---------- Extracted data

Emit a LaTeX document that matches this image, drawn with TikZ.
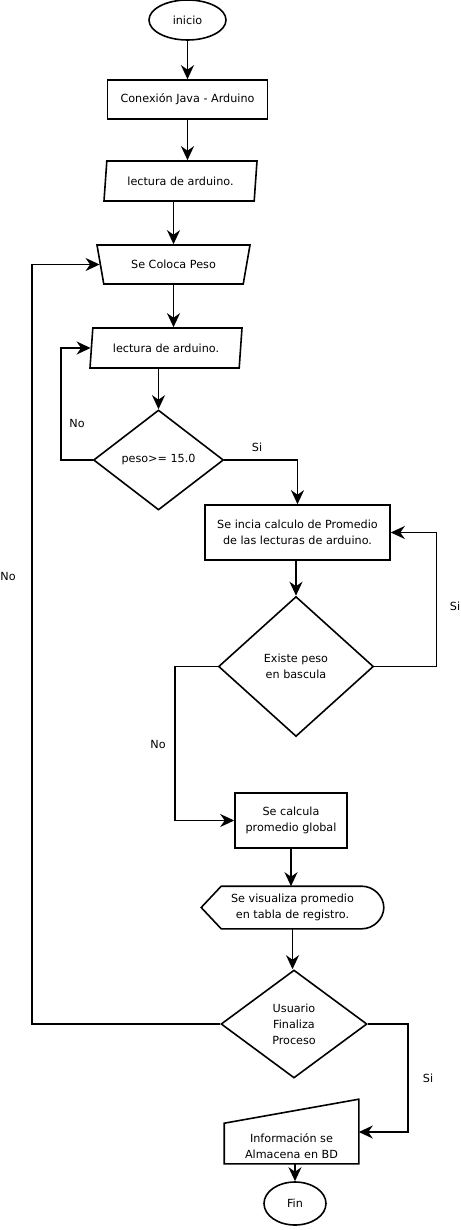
\documentclass[tikz,border=0pt]{standalone}
\usepackage{fontspec}
\setmainfont{DejaVu Sans}
\usetikzlibrary{shapes.geometric,arrows.meta}

\begin{document}
\begin{tikzpicture}[x=1pt,y=-1pt,line width=1.6pt,font=\fontsize{11.2}{16}\selectfont]
\tikzset{caja/.style = {draw, rectangle, inner sep=0pt, align=center},
   ovalo/.style = {draw, ellipse, inner sep=0pt},
   datos/.style = {draw, trapezium, trapezium left angle=72, trapezium right angle=108, trapezium stretches body, inner sep=0pt},
   manual/.style = {draw, trapezium, trapezium left angle=128, trapezium right angle=128, trapezium stretches body, inner sep=0pt},
   decision/.style = {draw, diamond, inner sep=0pt, align=center},
   texto/.style = {inner sep=0pt, align=center},
   flecha/.style = {-{Stealth[length=14pt,width=13pt,inset=4.5pt]}}}
\useasboundingbox (0,0) rectangle (460,1230);
   \node[ovalo, minimum width=77, minimum height=40] (inicio) at (187.5,20) {inicio};
   \node[caja, minimum width=160, minimum height=39] (conexion) at (187.5,99.5) {Conexión Java - Arduino};
   \node[datos, minimum width=153, minimum height=40] (lect1) at (180.5,181) {lectura de arduino.};
   \node[manual, minimum width=153, minimum height=39] (peso) at (173.5,264.5) {Se Coloca Peso};
   \node[datos, minimum width=152, minimum height=40] (lect2) at (166,348) {lectura de arduino.};
   \node[decision, minimum width=130, minimum height=100] (dec1) at (158.5,460) {peso>= 15.0};
   \node[caja, minimum width=185, minimum height=55] (prom) at (297.5,532.5) {Se incia calculo de Promedio\\de las lecturas de arduino.};
   \node[decision, minimum width=155, minimum height=140] (dec2) at (296,666.5) {Existe peso\\en bascula};
   \node[caja, minimum width=112, minimum height=55] (global) at (291,820.5) {Se calcula\\promedio global};
   \node[texto, minimum width=181, minimum height=41] (disp) at (292.5,907.5) {Se visualiza promedio\\en tabla de registro.};
   \node[decision, minimum width=146, minimum height=108] (dec3) at (294,1024) {Usuario\\Finaliza\\Proceso};
   \node[texto, minimum width=133, minimum height=34] (info) at (291.5,1146) {Información se\\Almacena en BD};
   \node[ovalo, minimum width=62, minimum height=43] (fin) at (295,1203.5) {Fin};
   \node[texto] (no1) at (77,423) {No};
   \node[texto] (si1) at (257,447) {Si};
   \node[texto] (si2) at (455,606) {Si};
   \node[texto] (no2) at (158,744) {No};
   \node[texto] (no3) at (8,576) {No};
   \node[texto] (si3) at (428,1078) {Si};
   \draw (disp.west) -- ([xshift=20pt]disp.north west) -- ([xshift=-22pt]disp.north east) .. controls ([xshift=-10pt]disp.north east) and ([yshift=11pt]disp.east) .. (disp.east) .. controls ([yshift=-11pt]disp.east) and ([xshift=-10pt]disp.south east) .. ([xshift=-22pt]disp.south east) -- ([xshift=20pt]disp.south west) -- cycle;
   \draw (info.south west) -- (info.south east) -- ([yshift=29pt]info.north east) -- ([yshift=5pt]info.north west) -- cycle;
   \draw[flecha] (inicio.south) -- (conexion.north);
   \draw[flecha] (conexion.south) -- (conexion.south |- lect1.north);
   \draw[flecha] (peso.north |- lect1.south) -- (peso.north);
   \draw[flecha] (peso.south) -- (peso.south |- lect2.north);
   \draw[flecha] (dec1.north |- lect2.south) -- (dec1.north);
   \draw[flecha] (dec1.west) -- ++(-32,0) |- (lect2.left side);
   \draw[flecha] (dec1.east) -| (prom.north);
   \draw[flecha] (dec2.north |- prom.south) -- (dec2.north);
   \draw[flecha] (dec2.east) -- ++(62,0) |- (prom.east);
   \draw[flecha] (dec2.west) -- ++(-43,0) |- (global.west);
   \draw[flecha] (global.south) -- (global.south |- disp.north);
   \draw[flecha] (disp.south) -- (disp.south |- dec3.north);
   \draw[flecha] (dec3.west) -- ++(-188,0) |- (peso.left side);
   \draw[flecha] (dec3.east) -- ++(40,0) |- ([yshift=14pt]info.east);
   \draw[flecha] (fin.north |- info.south) -- (fin.north);
\end{tikzpicture}
\end{document}
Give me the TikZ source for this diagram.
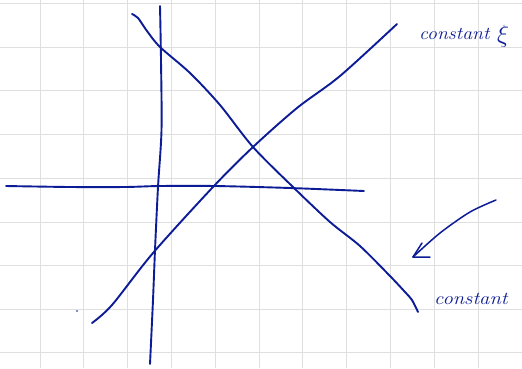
\documentclass[tikz,border=0pt]{standalone}
\begin{document}
\begin{tikzpicture}[x=1pt,y=-1pt,
  ink/.style={draw=inkblue,line width=1.9pt,line cap=round,line join=round},
  gridline/.style={draw=gray!25,line width=0.9pt},
  hand/.style={text=inkblue,font=\fontsize{18}{18}\selectfont\itshape,inner sep=0pt}]
\definecolor{inkblue}{RGB}{12,28,150}
\useasboundingbox (0,0) rectangle (522,368);
\fill[white] (0,0) rectangle (522,368);
% grid
\foreach \gx in {40,83.8,127.6,171.4,215.2,259,302.8,346.6,390.4,434.2,478}
  \draw[gridline] (\gx,0) -- (\gx,368);
\foreach \gy in {3.5,47,90.5,134,178,222,265.5,309,352.5}
  \draw[gridline] (0,\gy) -- (522,\gy);
% vertical stroke
\draw[ink] plot[smooth] coordinates {(160,6) (161,60) (161.5,130) (158,187) (155,250) (153,300) (150,364)};
% horizontal stroke
\draw[ink] plot[smooth] coordinates {(6,186) (70,187) (125,187) (160,186) (215,186) (290,188) (364,191)};
% decreasing curve
\draw[ink] plot[smooth] coordinates {(132,14) (138,18) (147,31) (160,47) (190,73) (220,105) (253,147) (293,187) (330,222) (360,246) (390,276) (405,292) (412,300) (418,312)};
% increasing curve
\draw[ink] plot[smooth] coordinates {(92,323) (112,305) (153,253) (213,187) (253,147) (297,108) (340,76) (397,24)};
% dot
\fill[inkblue] (77,311) circle (0.9pt);
% arrow
\draw[ink,line width=1.5pt] plot[smooth] coordinates {(496,200) (470,212) (440,233) (413,257)};
\draw[ink,line width=1.5pt] (422,243) -- (413,257) -- (430,257);
% labels
\node[hand,anchor=base west] (lblxi) at (419,39) {\scalebox{1.1}[1]{constant}};
\node[text=inkblue,font=\fontsize{26}{26}\selectfont,inner sep=0pt,anchor=base west] (xi) at (497,42) {$\xi$};
\node[hand,anchor=base west] (lblc) at (434,304) {\scalebox{1.15}[1]{constant}};
\end{tikzpicture}
\end{document}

--------------------

What needs to be done:
Print each record exactly as it stands, leaving the images out.

Correct result:
Emit a LaTeX document that matches this image, drawn with TikZ.
\documentclass[tikz,border=0pt]{standalone}
\usepackage{fontspec}
\setmainfont{DejaVu Sans}
\usetikzlibrary{shapes.geometric,arrows.meta}

\begin{document}
\begin{tikzpicture}[x=1pt,y=-1pt,line width=1.6pt,font=\fontsize{11.2}{16}\selectfont]
\tikzset{caja/.style = {draw, rectangle, inner sep=0pt, align=center},
   ovalo/.style = {draw, ellipse, inner sep=0pt},
   datos/.style = {draw, trapezium, trapezium left angle=72, trapezium right angle=108, trapezium stretches body, inner sep=0pt},
   manual/.style = {draw, trapezium, trapezium left angle=128, trapezium right angle=128, trapezium stretches body, inner sep=0pt},
   decision/.style = {draw, diamond, inner sep=0pt, align=center},
   texto/.style = {inner sep=0pt, align=center},
   flecha/.style = {-{Stealth[length=14pt,width=13pt,inset=4.5pt]}}}
\useasboundingbox (0,0) rectangle (460,1230);
   \node[ovalo, minimum width=77, minimum height=40] (inicio) at (187.5,20) {inicio};
   \node[caja, minimum width=160, minimum height=39] (conexion) at (187.5,99.5) {Conexión Java - Arduino};
   \node[datos, minimum width=153, minimum height=40] (lect1) at (180.5,181) {lectura de arduino.};
   \node[manual, minimum width=153, minimum height=39] (peso) at (173.5,264.5) {Se Coloca Peso};
   \node[datos, minimum width=152, minimum height=40] (lect2) at (166,348) {lectura de arduino.};
   \node[decision, minimum width=130, minimum height=100] (dec1) at (158.5,460) {peso>= 15.0};
   \node[caja, minimum width=185, minimum height=55] (prom) at (297.5,532.5) {Se incia calculo de Promedio\\de las lecturas de arduino.};
   \node[decision, minimum width=155, minimum height=140] (dec2) at (296,666.5) {Existe peso\\en bascula};
   \node[caja, minimum width=112, minimum height=55] (global) at (291,820.5) {Se calcula\\promedio global};
   \node[texto, minimum width=181, minimum height=41] (disp) at (292.5,907.5) {Se visualiza promedio\\en tabla de registro.};
   \node[decision, minimum width=146, minimum height=108] (dec3) at (294,1024) {Usuario\\Finaliza\\Proceso};
   \node[texto, minimum width=133, minimum height=34] (info) at (291.5,1146) {Información se\\Almacena en BD};
   \node[ovalo, minimum width=62, minimum height=43] (fin) at (295,1203.5) {Fin};
   \node[texto] (no1) at (77,423) {No};
   \node[texto] (si1) at (257,447) {Si};
   \node[texto] (si2) at (455,606) {Si};
   \node[texto] (no2) at (158,744) {No};
   \node[texto] (no3) at (8,576) {No};
   \node[texto] (si3) at (428,1078) {Si};
   \draw (disp.west) -- ([xshift=20pt]disp.north west) -- ([xshift=-22pt]disp.north east) .. controls ([xshift=-10pt]disp.north east) and ([yshift=11pt]disp.east) .. (disp.east) .. controls ([yshift=-11pt]disp.east) and ([xshift=-10pt]disp.south east) .. ([xshift=-22pt]disp.south east) -- ([xshift=20pt]disp.south west) -- cycle;
   \draw (info.south west) -- (info.south east) -- ([yshift=29pt]info.north east) -- ([yshift=5pt]info.north west) -- cycle;
   \draw[flecha] (inicio.south) -- (conexion.north);
   \draw[flecha] (conexion.south) -- (conexion.south |- lect1.north);
   \draw[flecha] (peso.north |- lect1.south) -- (peso.north);
   \draw[flecha] (peso.south) -- (peso.south |- lect2.north);
   \draw[flecha] (dec1.north |- lect2.south) -- (dec1.north);
   \draw[flecha] (dec1.west) -- ++(-32,0) |- (lect2.left side);
   \draw[flecha] (dec1.east) -| (prom.north);
   \draw[flecha] (dec2.north |- prom.south) -- (dec2.north);
   \draw[flecha] (dec2.east) -- ++(62,0) |- (prom.east);
   \draw[flecha] (dec2.west) -- ++(-43,0) |- (global.west);
   \draw[flecha] (global.south) -- (global.south |- disp.north);
   \draw[flecha] (disp.south) -- (disp.south |- dec3.north);
   \draw[flecha] (dec3.west) -- ++(-188,0) |- (peso.left side);
   \draw[flecha] (dec3.east) -- ++(40,0) |- ([yshift=14pt]info.east);
   \draw[flecha] (fin.north |- info.south) -- (fin.north);
\end{tikzpicture}
\end{document}
Give me the TikZ source for this diagram.
\documentclass[tikz,border=0pt]{standalone}
\begin{document}
\begin{tikzpicture}[x=1pt,y=-1pt,
  ink/.style={draw=inkblue,line width=1.9pt,line cap=round,line join=round},
  gridline/.style={draw=gray!25,line width=0.9pt},
  hand/.style={text=inkblue,font=\fontsize{18}{18}\selectfont\itshape,inner sep=0pt}]
\definecolor{inkblue}{RGB}{12,28,150}
\useasboundingbox (0,0) rectangle (522,368);
\fill[white] (0,0) rectangle (522,368);
% grid
\foreach \gx in {40,83.8,127.6,171.4,215.2,259,302.8,346.6,390.4,434.2,478}
  \draw[gridline] (\gx,0) -- (\gx,368);
\foreach \gy in {3.5,47,90.5,134,178,222,265.5,309,352.5}
  \draw[gridline] (0,\gy) -- (522,\gy);
% vertical stroke
\draw[ink] plot[smooth] coordinates {(160,6) (161,60) (161.5,130) (158,187) (155,250) (153,300) (150,364)};
% horizontal stroke
\draw[ink] plot[smooth] coordinates {(6,186) (70,187) (125,187) (160,186) (215,186) (290,188) (364,191)};
% decreasing curve
\draw[ink] plot[smooth] coordinates {(132,14) (138,18) (147,31) (160,47) (190,73) (220,105) (253,147) (293,187) (330,222) (360,246) (390,276) (405,292) (412,300) (418,312)};
% increasing curve
\draw[ink] plot[smooth] coordinates {(92,323) (112,305) (153,253) (213,187) (253,147) (297,108) (340,76) (397,24)};
% dot
\fill[inkblue] (77,311) circle (0.9pt);
% arrow
\draw[ink,line width=1.5pt] plot[smooth] coordinates {(496,200) (470,212) (440,233) (413,257)};
\draw[ink,line width=1.5pt] (422,243) -- (413,257) -- (430,257);
% labels
\node[hand,anchor=base west] (lblxi) at (419,39) {\scalebox{1.1}[1]{constant}};
\node[text=inkblue,font=\fontsize{26}{26}\selectfont,inner sep=0pt,anchor=base west] (xi) at (497,42) {$\xi$};
\node[hand,anchor=base west] (lblc) at (434,304) {\scalebox{1.15}[1]{constant}};
\end{tikzpicture}
\end{document}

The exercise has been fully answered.